Smith has also co-founded INCITE! Women of Color Against Violence, which is “a national activist organization of radical feminists of color advancing a movement to end violence against women of color and our communities through direct action, critical dialogue and grassroots organizing,” according to the group’s website. INCITE! believes that violence against women of color is a complex issue, and is a result of an array of different institutional and social forces. “We identify ‘violence against women of color’ as a combination of ‘violence directed at communities,’ such as police violence, war, and colonialism, and ‘violence within communities,’ such as sexual and domestic violence,” reads the INCITE! website.

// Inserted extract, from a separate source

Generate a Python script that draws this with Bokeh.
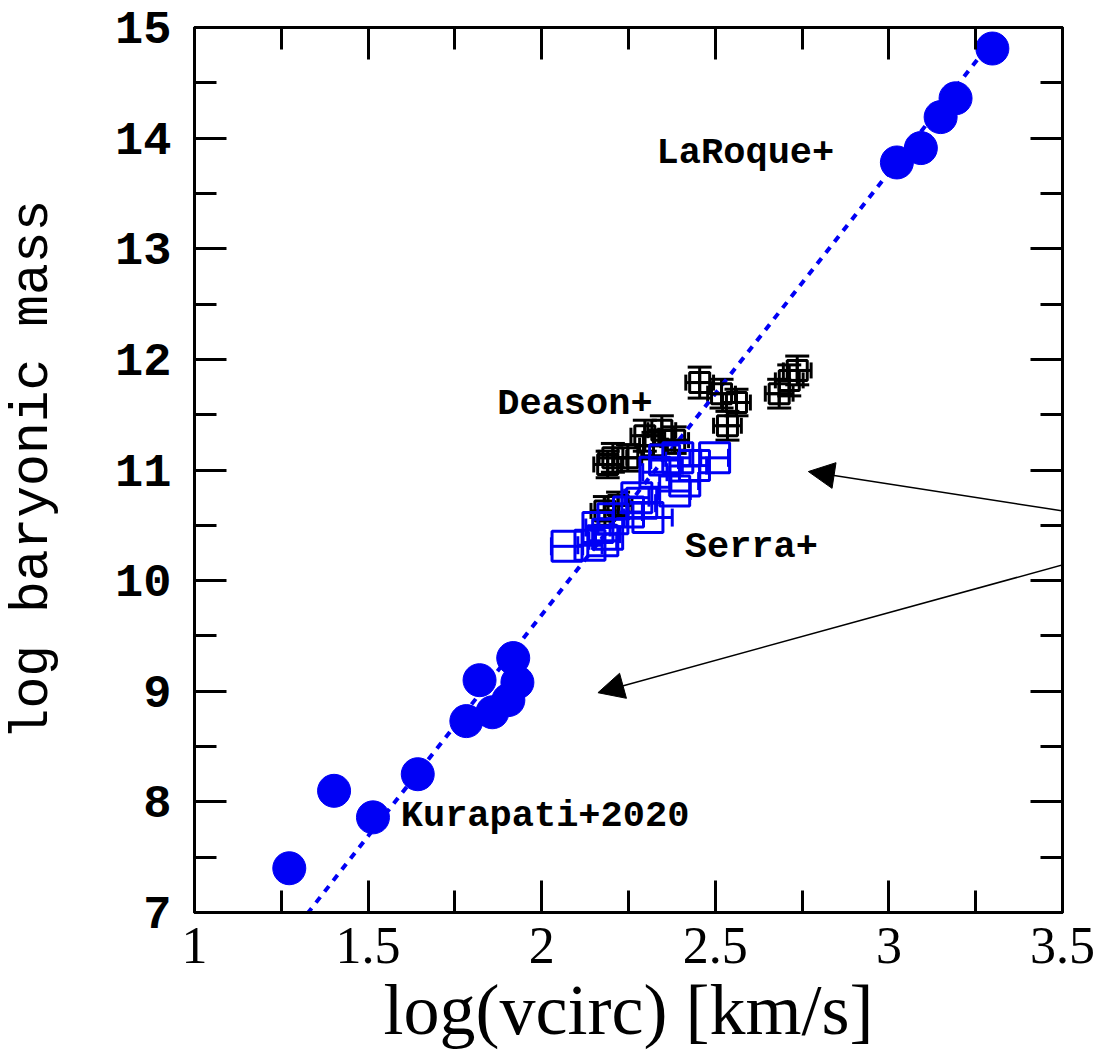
from bokeh.plotting import figure
from bokeh.models import (ColumnDataSource, FixedTicker, LinearAxis, Range1d, Arrow,
                          NormalHead, Whisker, TeeHead, CustomJSTickFormatter)
from bokeh.core.properties import value
from bokeh.embed import file_html
from bokeh.resources import INLINE

# Kurapati+2020 dwarfs
kur_logv = [1.273, 1.402, 1.514, 1.643, 1.783, 1.821, 1.918, 1.930, 1.904, 1.858]
kur_logm = [7.40, 8.10, 7.86, 8.25, 8.73, 9.10, 9.30, 9.08, 8.92, 8.81]

# LaRoque+ clusters
lar_logv = [3.023, 3.092, 3.149, 3.192, 3.298]
lar_logm = [13.78, 13.91, 14.19, 14.36, 14.81]

# Deason+ galaxies (with errors)
dea_logv = [2.182, 2.220, 2.205, 2.248, 2.297, 2.346, 2.383, 2.455, 2.518, 2.561,
            2.535, 2.684, 2.713, 2.736, 2.322, 2.190]
dea_logm = [10.63, 10.68, 11.11, 11.11, 11.31, 11.36, 11.27, 11.79, 11.69, 11.61,
            11.40, 11.69, 11.81, 11.90, 11.22, 11.05]
dea_verr = [0.04, 0.04, 0.04, 0.04, 0.04, 0.04, 0.04, 0.04, 0.04, 0.04,
            0.04, 0.04, 0.04, 0.04, 0.04, 0.04]
dea_merr = [0.13, 0.12, 0.13, 0.12, 0.14, 0.13, 0.12, 0.14, 0.13, 0.12,
            0.13, 0.13, 0.14, 0.13, 0.12, 0.12]

# Serra+ galaxies (with errors)
ser_logv = [2.073, 2.139, 2.176, 2.162, 2.205, 2.288, 2.306, 2.274, 2.354, 2.392,
            2.412, 2.383, 2.440, 2.498, 2.326, 2.190, 2.250]
ser_logm = [10.31, 10.32, 10.36, 10.48, 10.56, 10.70, 10.57, 10.75, 11.09, 11.11,
            10.90, 10.81, 11.04, 11.11, 10.98, 10.42, 10.62]
ser_verr = [0.045, 0.035, 0.040, 0.035, 0.040, 0.040, 0.070, 0.035, 0.040, 0.035,
            0.040, 0.045, 0.035, 0.040, 0.035, 0.035, 0.040]

# Fitted relation, drawn between two end points
fit_logv = [1.30, 3.30]
fit_logm = [6.89, 14.89]

# Axis ticks
x_major = [1, 1.5, 2, 2.5, 3, 3.5]
x_minor = [1.25, 1.75, 2.25, 2.75, 3.25]
y_major = [7, 8, 9, 10, 11, 12, 13, 14, 15]
y_minor = [7.5, 8.5, 9.5, 10.5, 11.5, 12.5, 13.5, 14.5]

BLUE = "#0000f5"

p = figure(width=1102, height=1059, x_range=Range1d(1, 3.5), y_range=Range1d(7, 15),
           output_backend="svg", toolbar_location=None,
           min_border_left=193, min_border_right=40, min_border_top=27,
           min_border_bottom=147, background_fill_color="white",
           border_fill_color="white")
p.xgrid.visible = False
p.ygrid.visible = False
p.outline_line_color = "black"
p.outline_line_width = 3


def style_axis(ax, ticks, minor):
    ax.ticker = FixedTicker(ticks=ticks, minor_ticks=minor)
    ax.axis_line_color = "black"
    ax.axis_line_width = 3
    ax.major_tick_line_color = "black"
    ax.major_tick_line_width = 3
    ax.minor_tick_line_color = "black"
    ax.minor_tick_line_width = 3
    ax.major_tick_in = 32
    ax.major_tick_out = 0
    ax.minor_tick_in = 22
    ax.minor_tick_out = 0
    ax.major_label_text_color = "black"
    ax.axis_label_text_color = "black"
    ax.axis_label_text_font_style = "normal"


xax = p.xaxis[0]
style_axis(xax, x_major, x_minor)
xax.formatter = CustomJSTickFormatter(code="return tick.toString();")
xax.major_label_text_font = "Liberation Serif"
xax.major_label_text_font_size = "52px"
xax.major_label_standoff = 15
xax.axis_label = "log(vcirc) [km/s]"
xax.axis_label_text_font = "Liberation Serif"
xax.axis_label_text_font_size = "72px"
xax.axis_label_standoff = 4

yax = p.yaxis[0]
style_axis(yax, y_major, y_minor)
yax.formatter = CustomJSTickFormatter(code="return tick.toString();")
yax.major_label_text_font = "Liberation Mono"
yax.major_label_text_font_style = "bold"
yax.major_label_text_font_size = "47px"
yax.major_label_standoff = 23
yax.axis_label = "log baryonic mass"
yax.axis_label_text_font = "Liberation Mono"
yax.axis_label_text_font_size = "53px"
yax.axis_label_standoff = 49

# Mirror axes carrying only ticks
for loc, ticks, minor in (("above", x_major, x_minor), ("right", y_major, y_minor)):
    ax = LinearAxis()
    style_axis(ax, ticks, minor)
    ax.formatter = CustomJSTickFormatter(code="return '';")
    ax.major_label_standoff = 0
    ax.major_label_text_font_size = "10px"
    p.add_layout(ax, loc)

# Fitted relation
p.line(fit_logv, fit_logm, line_color=BLUE, line_width=4, line_dash="7 7")

# Deason+ error bars and markers
dea = ColumnDataSource(dict(
    x=dea_logv, y=dea_logm,
    xl=[v - e for v, e in zip(dea_logv, dea_verr)],
    xu=[v + e for v, e in zip(dea_logv, dea_verr)],
    yl=[m - e for m, e in zip(dea_logm, dea_merr)],
    yu=[m + e for m, e in zip(dea_logm, dea_merr)],
))
p.add_layout(Whisker(source=dea, base="x", lower="yl", upper="yu", dimension="height",
                     line_color="black", line_width=3,
                     upper_head=TeeHead(size=24, line_color="black", line_width=3),
                     lower_head=TeeHead(size=24, line_color="black", line_width=3)))
p.add_layout(Whisker(source=dea, base="y", lower="xl", upper="xu", dimension="width",
                     line_color="black", line_width=3,
                     upper_head=TeeHead(size=16, line_color="black", line_width=3),
                     lower_head=TeeHead(size=16, line_color="black", line_width=3)))
p.scatter("x", "y", source=dea, marker="square_cross", size=20, fill_color=None,
          line_color="black", line_width=3)

# Serra+ error bars and markers
ser = ColumnDataSource(dict(
    x=ser_logv, y=ser_logm,
    xl=[v - e for v, e in zip(ser_logv, ser_verr)],
    xu=[v + e for v, e in zip(ser_logv, ser_verr)],
))
p.add_layout(Whisker(source=ser, base="y", lower="xl", upper="xu", dimension="width",
                     line_color=BLUE, line_width=3,
                     upper_head=TeeHead(size=18, line_color=BLUE, line_width=3),
                     lower_head=TeeHead(size=18, line_color=BLUE, line_width=3)))
p.scatter("x", "y", source=ser, marker="square", size=30, fill_color=None,
          line_color=BLUE, line_width=3)

# Kurapati+2020 and LaRoque+ filled circles
p.scatter(kur_logv, kur_logm, marker="circle", size=33, fill_color=BLUE, line_color=BLUE)
p.scatter(lar_logv, lar_logm, marker="circle", size=33, fill_color=BLUE, line_color=BLUE)

# Sample names
lbl_text = ["LaRoque+", "Deason+", "Serra+", "Kurapati+2020"]
lbl_x = [2.331, 1.872, 2.412, 1.594]
lbl_y = [13.87, 11.60, 10.30, 7.875]
p.text(lbl_x, lbl_y, text=lbl_text, text_font=value("Liberation Mono"),
       text_font_style="bold", text_font_size="37px", text_color="black",
       text_align="left", text_baseline="alphabetic")

# Pointer arrows
arrow_x0 = [3.588, 3.545]
arrow_y0 = [10.588, 10.181]
arrow_x1 = [2.768, 2.162]
arrow_y1 = [10.986, 8.987]
for xs, ys, xe, ye in zip(arrow_x0, arrow_y0, arrow_x1, arrow_y1):
    p.add_layout(Arrow(x_start=xs, y_start=ys, x_end=xe, y_end=ye, line_color="black",
                       line_width=1.5,
                       end=NormalHead(size=26, fill_color="black", line_color="black",
                                      line_width=1)))

open("out.html", "w").write(file_html(p, INLINE))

“The question is not: ‘Should we call the police?’ The question is: ‘Why do we have no other option, but to call the police?’”
– Andrea Smith

Due to the complex nature of sexual violence, INCITE! confronts a broad range of issues, while placing “women of color at the center,” of their work. The group takes a holistic approach in confronting “attacks on immigrants’ rights and Indigenous treaty rights, the proliferation of prisons, militarism, attacks on the reproductive rights of women of color, medical experimentation on communities of color, homophobia/heterosexism, hate crimes against queer women of color, economic neo-colonialism, institutional racism, and more,” according to the INCITE! website.

Smith is an advocate of creative alternatives to confronting sexual violence. “The question is not: ‘Should we call the police?’ The question is: ‘Why do we have no other option, but to call the police?’” said Smith. Throughout her talk, she gave a strong critique of the prison industrial complex, arguing that sexual violence needs to be addressed within communities, and not only through institutions. “Sexual violence cannot be addressed by mere political reform,” said Smith. She argued that community organizing and “groundwork has to be laid before the crisis of abuse takes place.”

During her talk, Smith spoke of a holistic approach towards confronting institutionalized violence. For example, when anti-immigration laws are passed, undocumented women become less likely to be able to access the medical services they need. Additionally, undocumented people living in the U.S. don’t have equal access to the police: it doesn’t make sense to ask someone for help when they have the power to get you deported, argued Smith. At the heart of Smith’s speech was a message to address sexual violence at its roots, through community organizing, and creative alternatives towards social justice.